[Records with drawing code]
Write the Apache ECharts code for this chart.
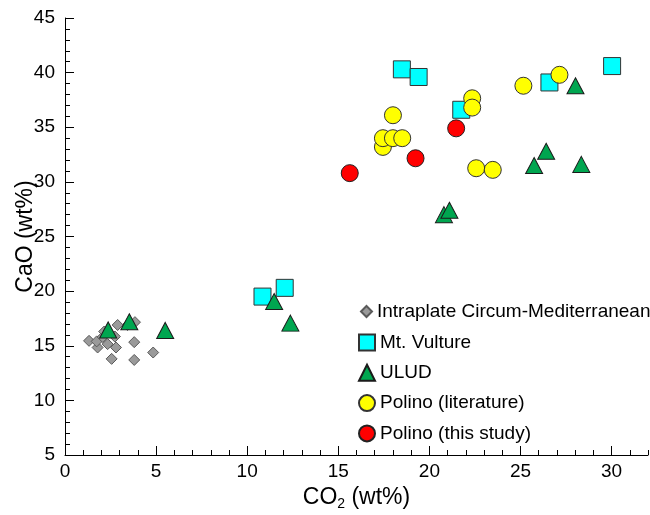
<!DOCTYPE html>
<html>
<head>
<meta charset="utf-8">
<script src="https://cdn.jsdelivr.net/npm/echarts@6/dist/echarts.min.js"></script>
<style>html,body{margin:0;padding:0;background:#fff;}#c{width:650px;height:515px;}</style>
</head>
<body>
<div id="c"></div>
<script>
// CO2 (wt%), CaO (wt%)
var intraplate = [
  [1.32,15.45],[1.79,14.84],[1.74,15.4],[2.07,15.8],[2.34,15.15],[2.8,14.84],
  [2.89,16.9],[2.56,13.8],[3.8,15.33],[3.8,13.7],[4.84,14.38],[3.84,17.16],
  [2.74,15.84],[2.15,16.3],[3.43,16.9]
];
var vulture = [
  [10.84,19.5],[12.06,20.3],[18.49,40.3],[19.41,39.6],[21.75,36.6],[26.59,39.1],[30.03,40.6]
];
var ulud = [
  [2.37,16.45],[3.53,17.2],[5.5,16.4],[11.48,19.05],[12.37,17.07],[20.8,27.0],[21.1,27.4],
  [25.75,31.5],[26.41,32.8],[28.02,38.8],[28.34,31.6]
];
var polinoLit = [
  [17.45,33.2],[17.45,34.0],[18.0,34.0],[18.51,34.0],[18.0,36.1],[22.35,37.65],[22.35,36.8],
  [22.57,31.25],[23.48,31.1],[25.16,38.8],[27.14,39.8]
];
var polinoStudy = [
  [15.63,30.8],[19.24,32.16],[21.47,34.9]
];
var xMajorTicks = [0,5,10,15,20,25,30];
var xMinorTicks = [0,1,2,3,4,5,6,7,8,9,10,11,12,13,14,15,16,17,18,19,20,21,22,23,24,25,26,27,28,29,30,31,32];

var FONT = '"Liberation Sans", Arial, sans-serif';
var chart = echarts.init(document.getElementById('c'));
chart.setOption({
  animation: false,
  backgroundColor: '#fff',
  textStyle: {fontFamily: FONT, color: '#000'},
  grid: {left: 65, right: 2, top: 18, bottom: 60, outerBoundsMode: 'none', containLabel: false},
  legend: [{
    data: ['Intraplate Circum-Mediterranean'],
    orient: 'vertical', left: 355, top: 297,
    itemWidth: 11, itemHeight: 11, itemGap: 11, itemTextGap: 7,
    textStyle: {fontSize: 19, lineHeight: 19, color: '#000', fontFamily: FONT}
  }, {
    data: ['Mt. Vulture','ULUD','Polino (literature)','Polino (this study)'],
    orient: 'vertical', left: 353, top: 328,
    itemWidth: 16, itemHeight: 16, itemGap: 11.3, itemTextGap: 4,
    textStyle: {fontSize: 19, lineHeight: 19, color: '#000', fontFamily: FONT}
  }],
  xAxis: [{
    type: 'value', min: 0, max: 32, interval: 5,
    name: '{a|CO}{b|2}{a| (wt%)}', nameLocation: 'middle', nameGap: 30,
    nameTextStyle: {rich: {
      a: {fontSize: 23, fontFamily: FONT, color: '#000', lineHeight: 26, verticalAlign: 'middle'},
      b: {fontSize: 14, fontFamily: FONT, color: '#000', lineHeight: 14, verticalAlign: 'bottom', padding: [10,0,0,0]}
    }},
    axisLine: {show: true, lineStyle: {color: '#000', width: 1}},
    axisTick: {show: true, inside: true, length: 9, customValues: xMajorTicks, lineStyle: {color: '#000'}},
    axisLabel: {show: true, fontSize: 19, color: '#000', margin: 7, customValues: xMajorTicks, fontFamily: FONT},
    splitLine: {show: false}
  }, {
    type: 'value', min: 0, max: 32, interval: 1, position: 'bottom',
    axisLine: {show: false},
    axisTick: {show: true, inside: true, length: 5, customValues: xMinorTicks, lineStyle: {color: '#000'}},
    axisLabel: {show: false},
    splitLine: {show: false}
  }],
  yAxis: {
    type: 'value', min: 5, max: 45, interval: 5,
    name: 'CaO (wt%)', nameLocation: 'middle', nameGap: 28, nameMoveOverlap: false,
    nameTextStyle: {fontSize: 23, color: '#000', fontFamily: FONT},
    axisLine: {show: true, lineStyle: {color: '#000', width: 1}},
    axisTick: {show: true, inside: true, length: 9, lineStyle: {color: '#000'}},
    minorTick: {show: true, splitNumber: 5, length: 5, lineStyle: {color: '#000'}},
    axisLabel: {fontSize: 19, color: '#000', margin: 10, fontFamily: FONT},
    splitLine: {show: false}
  },
  series: [{
    name: 'Intraplate Circum-Mediterranean', type: 'scatter', data: intraplate,
    symbol: 'diamond', symbolSize: 11, z: 1,
    itemStyle: {color: '#9a9a9a', borderColor: '#5a5a5a', borderWidth: 1, opacity: 1}
  }, {
    name: 'Mt. Vulture', type: 'scatter', data: vulture,
    symbol: 'rect', symbolSize: 17, z: 2,
    itemStyle: {color: '#00ffff', borderColor: '#333', borderWidth: 1, opacity: 1}
  }, {
    name: 'ULUD', type: 'scatter', data: ulud,
    symbol: 'triangle', symbolSize: [17, 16], z: 3,
    itemStyle: {color: '#00a650', borderColor: '#1a1a1a', borderWidth: 1, opacity: 1}
  }, {
    name: 'Polino (literature)', type: 'scatter', data: polinoLit,
    symbol: 'circle', symbolSize: 17, z: 4,
    itemStyle: {color: '#ffff00', borderColor: '#333', borderWidth: 1, opacity: 1}
  }, {
    name: 'Polino (this study)', type: 'scatter', data: polinoStudy,
    symbol: 'circle', symbolSize: 17, z: 5,
    itemStyle: {color: '#ff0000', borderColor: '#222', borderWidth: 1, opacity: 1}
  }]
});
</script>
</body>
</html>
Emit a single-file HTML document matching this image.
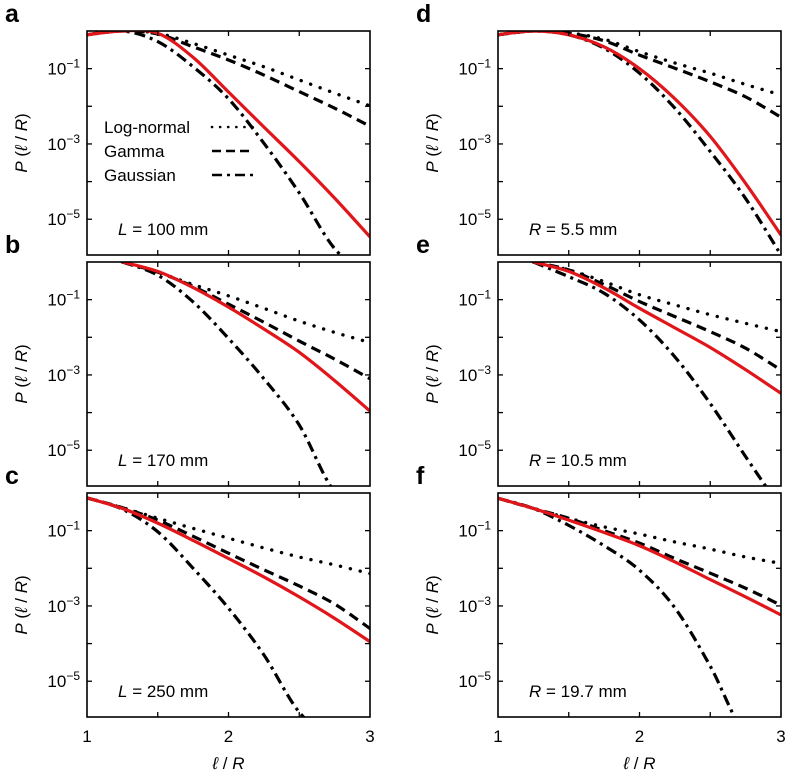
<!DOCTYPE html>
<html><head><meta charset="utf-8"><style>
html,body{margin:0;padding:0;background:#fff;width:788px;height:778px;overflow:hidden;}
svg{display:block;font-family:"Liberation Sans",Arial,sans-serif;overflow:hidden;}
</style></head><body>
<svg id="chart" width="788" height="778"></svg>
<script>
const panelNames = ["a","b","c","d","e","f"];
const panelLabels = ["L = 100 mm","L = 170 mm","L = 250 mm","R = 5.5 mm","R = 10.5 mm","R = 19.7 mm"];
const yTickExps = [-1,-3,-5];
const xTicks = [1,2,3];
// shared grid of l/R values
const xGrid = [1,1.25,1.5,1.75,2,2.25,2.5,2.75,3];
// first grid index each panel's curves start at
const startIdx = [0,1,0,0,1,0];
// log10 P values on xGrid (null before start)
const redY = [
 [-0.1,0,-0.06,-0.7,-1.62,-2.55,-3.47,-4.44,-5.47],
 [null,0,-0.25,-0.68,-1.2,-1.78,-2.4,-3.15,-3.96],
 [-0.13,-0.41,-0.8,-1.26,-1.74,-2.23,-2.76,-3.33,-3.95],
 [-0.1,0,-0.1,-0.42,-1.0,-1.8,-2.8,-4.05,-5.42],
 [null,0,-0.25,-0.69,-1.23,-1.75,-2.27,-2.86,-3.49],
 [-0.14,-0.41,-0.72,-1.05,-1.4,-1.83,-2.3,-2.76,-3.24]];
const lnY = [
 [-0.1,0,-0.06,-0.33,-0.64,-0.95,-1.3,-1.65,-1.99],
 [null,0,-0.27,-0.6,-0.9,-1.23,-1.57,-1.87,-2.14],
 [-0.13,-0.39,-0.67,-0.94,-1.2,-1.46,-1.7,-1.91,-2.14],
 [-0.1,0,-0.05,-0.22,-0.55,-0.85,-1.12,-1.42,-1.7],
 [null,0,-0.21,-0.52,-0.87,-1.14,-1.4,-1.63,-1.85],
 [-0.14,-0.41,-0.67,-0.9,-1.09,-1.3,-1.49,-1.7,-1.87]];
const gmY = [
 [-0.1,0,-0.08,-0.42,-0.77,-1.17,-1.61,-2.05,-2.53],
 [null,0,-0.27,-0.65,-1.12,-1.6,-2.1,-2.58,-3.1],
 [-0.13,-0.39,-0.72,-1.15,-1.6,-2.04,-2.47,-2.95,-3.6],
 [-0.1,0,-0.06,-0.26,-0.64,-0.99,-1.35,-1.75,-2.29],
 [null,0,-0.21,-0.6,-1.05,-1.45,-1.85,-2.29,-2.87],
 [-0.14,-0.41,-0.67,-1.0,-1.33,-1.74,-2.13,-2.53,-2.98]];
const gsY = [
 [-0.1,0,-0.28,-0.95,-1.8,-2.98,-4.3,-5.78,-7.4],
 [null,0,-0.35,-1.06,-2.03,-3.1,-4.33,-6.1,-7.9],
 [-0.13,-0.43,-1.03,-2.0,-3.06,-4.3,-5.82,-7.5,-9.3],
 [-0.1,0,-0.1,-0.46,-1.12,-2.05,-3.2,-4.45,-5.95],
 [null,0,-0.39,-0.83,-1.54,-2.52,-3.76,-5.17,-6.8],
 [-0.14,-0.41,-0.86,-1.4,-2.05,-3.05,-4.6,-6.4,-8.2]];

const svg=document.getElementById('chart');
const NS="http://www.w3.org/2000/svg";
function mk(tag,attrs,parent){const e=document.createElementNS(NS,tag);for(const k in attrs)e.setAttribute(k,attrs[k]);(parent||svg).appendChild(e);return e;}
const colX=[87,498], W=283, rowY=[31,262,493], H=224, YMAX=0.0, YMIN=-5.95;
function path(ys,s,sx,sy){
  const p=[];for(let i=s;i<xGrid.length;i++)p.push([sx(xGrid[i]),sy(ys[i])]);
  let d="M"+p[0][0].toFixed(2)+","+p[0][1].toFixed(2);
  for(let i=0;i<p.length-1;i++){
    const p0=p[Math.max(0,i-1)],p1=p[i],p2=p[i+1],p3=p[Math.min(p.length-1,i+2)];
    const c1=[p1[0]+(p2[0]-p0[0])/6,p1[1]+(p2[1]-p0[1])/6],c2=[p2[0]-(p3[0]-p1[0])/6,p2[1]-(p3[1]-p1[1])/6];
    d+=" C"+c1.map(v=>v.toFixed(2))+" "+c2.map(v=>v.toFixed(2))+" "+p2.map(v=>v.toFixed(2));
  }
  return d;
}
for(let i=0;i<6;i++){
  const col=Math.floor(i/3), row=i%3, X0=colX[col], Y0=rowY[row], s=startIdx[i];
  const sx=x=>X0+(x-1)/2*W;
  const sy=v=>Y0+(YMAX-Math.max(v,YMIN-0.6))/(YMAX-YMIN)*H;
  const g=mk('g',{});
  
  
  const cp=mk('clipPath',{id:'cp'+i},g);mk('rect',{x:X0,y:Y0,width:W,height:H},cp);
  const plot=mk('g',{'clip-path':'url(#cp'+i+')'},g);
  const sG=mk('path',{d:path(gsY[i],s,sx,sy),fill:'none',stroke:'#000','stroke-width':3.2,'stroke-dasharray':'11 5 3 5'},plot);
  
  const sM=mk('path',{d:path(gmY[i],s,sx,sy),fill:'none',stroke:'#000','stroke-width':3.2,'stroke-dasharray':'10 6'},plot);
  
  const sL=mk('path',{d:path(lnY[i],s,sx,sy),fill:'none',stroke:'#000','stroke-width':3.4,'stroke-dasharray':'0.1 10','stroke-linecap':'round'},plot);
  
  const sR=mk('path',{d:path(redY[i],s,sx,sy),fill:'none',stroke:'#e0161b','stroke-width':3.2},plot);
  
  mk('rect',{x:X0,y:Y0,width:W,height:H,fill:'none',stroke:'#000','stroke-width':1.6},g);
  [1.5,2,2.5].forEach(x=>{mk('line',{x1:sx(x),x2:sx(x),y1:Y0,y2:Y0+5,stroke:'#000','stroke-width':1.3},g);mk('line',{x1:sx(x),x2:sx(x),y1:Y0+H,y2:Y0+H-5,stroke:'#000','stroke-width':1.3},g);});
  [-1,-2,-3,-4,-5].forEach(v=>{mk('line',{x1:X0,x2:X0+5,y1:sy(v),y2:sy(v),stroke:'#000','stroke-width':1.3},g);mk('line',{x1:X0+W,x2:X0+W-5,y1:sy(v),y2:sy(v),stroke:'#000','stroke-width':1.3},g);});
  yTickExps.forEach(v=>{
    const t=mk('text',{x:X0-7,y:sy(v)+6,'text-anchor':'end','font-size':17},g);
    
    t.innerHTML='10<tspan dy="-7" font-size="12">−'+(-v)+'</tspan>';
  });
  const yl=mk('text',{transform:'translate('+(X0-60)+','+(Y0+H/2)+') rotate(-90)','text-anchor':'middle','font-size':17},g);
  
  yl.innerHTML='<tspan font-style="italic">P</tspan> (<tspan font-style="italic">ℓ</tspan> / <tspan font-style="italic">R</tspan>)';
  const pl=mk('text',{x:X0-82,y:Y0-9,'font-size':25,'font-weight':'bold'},g);
  
  pl.textContent=panelNames[i];
  const an=mk('text',{x:X0+31,y:Y0+204,'font-size':17},g);
  
  const parts=panelLabels[i].split(' = ');
  an.innerHTML='<tspan font-style="italic">'+parts[0]+'</tspan> = '+parts[1];
  if(row===2){
    xTicks.forEach(x=>{const t=mk('text',{x:sx(x),y:Y0+H+25,'text-anchor':'middle','font-size':17},g);
      t.textContent=x;});
    const xl=mk('text',{x:X0+W/2,y:Y0+H+52,'text-anchor':'middle','font-size':17},g);
    
    xl.innerHTML='<tspan font-style="italic">ℓ</tspan> / <tspan font-style="italic">R</tspan>';
  }
}
const legNames=["Log-normal","Gamma","Gaussian"], legDash=['0.1 8','9 5','10 5 3 5'];
const lg=mk('g',{});
legNames.forEach((n,k)=>{
  const y=133+k*24;
  const t=mk('text',{x:104,y:y,'font-size':17},lg);t.textContent=n;
  mk('line',{x1:212,x2:254,y1:y-6,y2:y-6,stroke:'#000','stroke-width':2.6,'stroke-dasharray':legDash[k],'stroke-linecap':k===0?'round':'butt'},lg);
});
</script>
</body></html>
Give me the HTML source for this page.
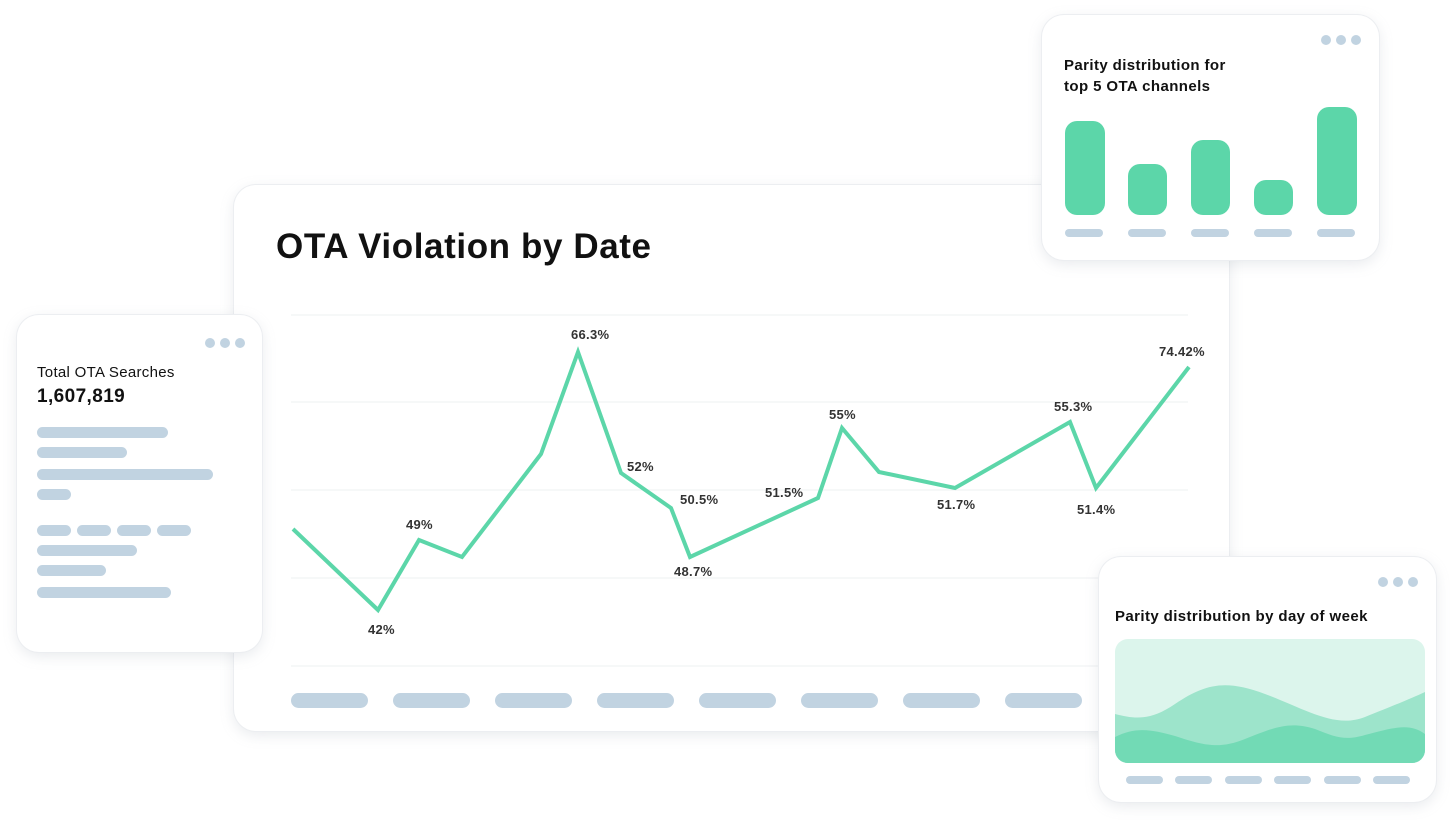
<!DOCTYPE html>
<html><head><meta charset="utf-8"><style>
body{margin:0;width:1453px;height:821px;background:#fff;position:relative;overflow:hidden;font-family:"Liberation Sans",sans-serif}
.card{position:absolute;background:#fff;border-radius:22px;box-shadow:0 0 0 1px #eceef1,0 4px 14px rgba(150,160,175,.22)}
.pill{position:absolute;background:#c1d3e1;border-radius:8px}
.dot{position:absolute;width:10px;height:10px;border-radius:50%;background:#c1d3e1}
.lbl{position:absolute;font-size:13px;font-weight:bold;color:#333;letter-spacing:0.3px}
</style></head><body>

<div class="card" style="left:234px;top:185px;width:995px;height:546px">
<div style="position:absolute;left:42px;top:42px;font-size:35px;font-weight:bold;color:#111;letter-spacing:0.6px">OTA Violation by Date</div>
</div>
<svg style="position:absolute;left:0;top:0" width="1453" height="821">
<g stroke="#eef0f2" stroke-width="1">
<line x1="291" y1="315" x2="1188" y2="315"/><line x1="291" y1="402" x2="1188" y2="402"/><line x1="291" y1="490" x2="1188" y2="490"/><line x1="291" y1="578" x2="1188" y2="578"/><line x1="291" y1="666" x2="1188" y2="666"/>
</g>
<polyline fill="none" stroke="#5cd6a9" stroke-width="4" stroke-linejoin="miter" points="293,529 378,610 419,540 462,557 541,454 578,352 621,473 671,508 690,557 818,498 842,428 879,472 955,488 1070,422 1096,488 1189,367"/>
</svg>
<div class="pill" style="left:291px;top:693px;width:77px;height:15px"></div>
<div class="pill" style="left:393px;top:693px;width:77px;height:15px"></div>
<div class="pill" style="left:495px;top:693px;width:77px;height:15px"></div>
<div class="pill" style="left:597px;top:693px;width:77px;height:15px"></div>
<div class="pill" style="left:699px;top:693px;width:77px;height:15px"></div>
<div class="pill" style="left:801px;top:693px;width:77px;height:15px"></div>
<div class="pill" style="left:903px;top:693px;width:77px;height:15px"></div>
<div class="pill" style="left:1005px;top:693px;width:77px;height:15px"></div>

<div class="lbl" style="left:571px;top:327px">66.3%</div>
<div class="lbl" style="left:406px;top:517px">49%</div>
<div class="lbl" style="left:368px;top:622px">42%</div>
<div class="lbl" style="left:627px;top:459px">52%</div>
<div class="lbl" style="left:680px;top:492px">50.5%</div>
<div class="lbl" style="left:674px;top:564px">48.7%</div>
<div class="lbl" style="left:765px;top:485px">51.5%</div>
<div class="lbl" style="left:829px;top:407px">55%</div>
<div class="lbl" style="left:937px;top:497px">51.7%</div>
<div class="lbl" style="left:1054px;top:399px">55.3%</div>
<div class="lbl" style="left:1077px;top:502px">51.4%</div>
<div class="lbl" style="left:1159px;top:344px">74.42%</div>

<div class="card" style="left:17px;top:315px;width:245px;height:337px">
<div class="dot" style="left:188px;top:23px"></div><div class="dot" style="left:203px;top:23px"></div><div class="dot" style="left:218px;top:23px"></div>
<div style="position:absolute;left:20px;top:49px;font-size:15px;color:#111;letter-spacing:0.3px">Total OTA Searches</div>
<div style="position:absolute;left:20px;top:71px;font-size:19px;font-weight:bold;color:#111;letter-spacing:0.4px">1,607,819</div>
<div class="pill" style="left:20px;top:112px;width:131px;height:11px"></div>
<div class="pill" style="left:20px;top:132px;width:90px;height:11px"></div>
<div class="pill" style="left:20px;top:154px;width:176px;height:11px"></div>
<div class="pill" style="left:20px;top:174px;width:34px;height:11px"></div>
<div class="pill" style="left:20px;top:210px;width:34px;height:11px"></div>
<div class="pill" style="left:60px;top:210px;width:34px;height:11px"></div>
<div class="pill" style="left:100px;top:210px;width:34px;height:11px"></div>
<div class="pill" style="left:140px;top:210px;width:34px;height:11px"></div>
<div class="pill" style="left:20px;top:230px;width:100px;height:11px"></div>
<div class="pill" style="left:20px;top:250px;width:69px;height:11px"></div>
<div class="pill" style="left:20px;top:272px;width:134px;height:11px"></div>
</div>

<div class="card" style="left:1042px;top:15px;width:337px;height:245px">
<div class="dot" style="left:279px;top:20px"></div><div class="dot" style="left:294px;top:20px"></div><div class="dot" style="left:309px;top:20px"></div>
<div style="position:absolute;left:22px;top:40px;font-size:15px;font-weight:bold;color:#111;line-height:21px;letter-spacing:0.4px">Parity distribution for<br>top 5 OTA channels</div>
<div style="position:absolute;left:23px;top:106px;width:40px;height:94px;background:#5cd6a9;border-radius:12px"></div>
<div style="position:absolute;left:86px;top:149px;width:39px;height:51px;background:#5cd6a9;border-radius:12px"></div>
<div style="position:absolute;left:149px;top:125px;width:39px;height:75px;background:#5cd6a9;border-radius:12px"></div>
<div style="position:absolute;left:212px;top:165px;width:39px;height:35px;background:#5cd6a9;border-radius:12px"></div>
<div style="position:absolute;left:275px;top:92px;width:40px;height:108px;background:#5cd6a9;border-radius:12px"></div>
<div class="pill" style="left:23px;top:214px;width:38px;height:8px"></div>
<div class="pill" style="left:86px;top:214px;width:38px;height:8px"></div>
<div class="pill" style="left:149px;top:214px;width:38px;height:8px"></div>
<div class="pill" style="left:212px;top:214px;width:38px;height:8px"></div>
<div class="pill" style="left:275px;top:214px;width:38px;height:8px"></div>
</div>

<div class="card" style="left:1099px;top:557px;width:337px;height:245px">
<div class="dot" style="left:279px;top:20px"></div><div class="dot" style="left:294px;top:20px"></div><div class="dot" style="left:309px;top:20px"></div>
<div style="position:absolute;left:16px;top:51px;font-size:15px;font-weight:bold;color:#111;letter-spacing:0.4px">Parity distribution by day of week</div>
<svg style="position:absolute;left:16px;top:82px" width="310" height="124" viewBox="0 0 310 124">
<defs><clipPath id="c"><rect width="310" height="124" rx="13"/></clipPath></defs>
<g clip-path="url(#c)">
<rect width="310" height="124" fill="#dcf5ec"/>
<path d="M0,75 C20,80 35,82 60,65 C90,45 110,40 150,55 C190,70 220,90 250,78 C275,68 295,60 310,53 L310,124 L0,124Z" fill="#9de4cb"/>
<path d="M0,98 C20,88 35,90 60,97 C90,107 105,110 130,100 C160,88 175,82 200,90 C220,98 230,102 250,96 C280,88 295,84 310,95 L310,124 L0,124Z" fill="#72dab5"/>
</g></svg>
<div class="pill" style="left:27px;top:219px;width:37px;height:8px"></div>
<div class="pill" style="left:76px;top:219px;width:37px;height:8px"></div>
<div class="pill" style="left:126px;top:219px;width:37px;height:8px"></div>
<div class="pill" style="left:175px;top:219px;width:37px;height:8px"></div>
<div class="pill" style="left:225px;top:219px;width:37px;height:8px"></div>
<div class="pill" style="left:274px;top:219px;width:37px;height:8px"></div>
</div>
</body></html>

Required task :: Within the listing above, find every line containing the string "document" and return it.

Problem solution ::
var chart = echarts.init(document.getElementById('c'));
Emit a single-file HTML document matching this image.
const svg=document.getElementById('chart');
function mk(tag,attrs,parent){const e=document.createElementNS(NS,tag);for(const k in attrs)e.setAttribute(k,attrs[k]);(parent||svg).appendChild(e);return e;}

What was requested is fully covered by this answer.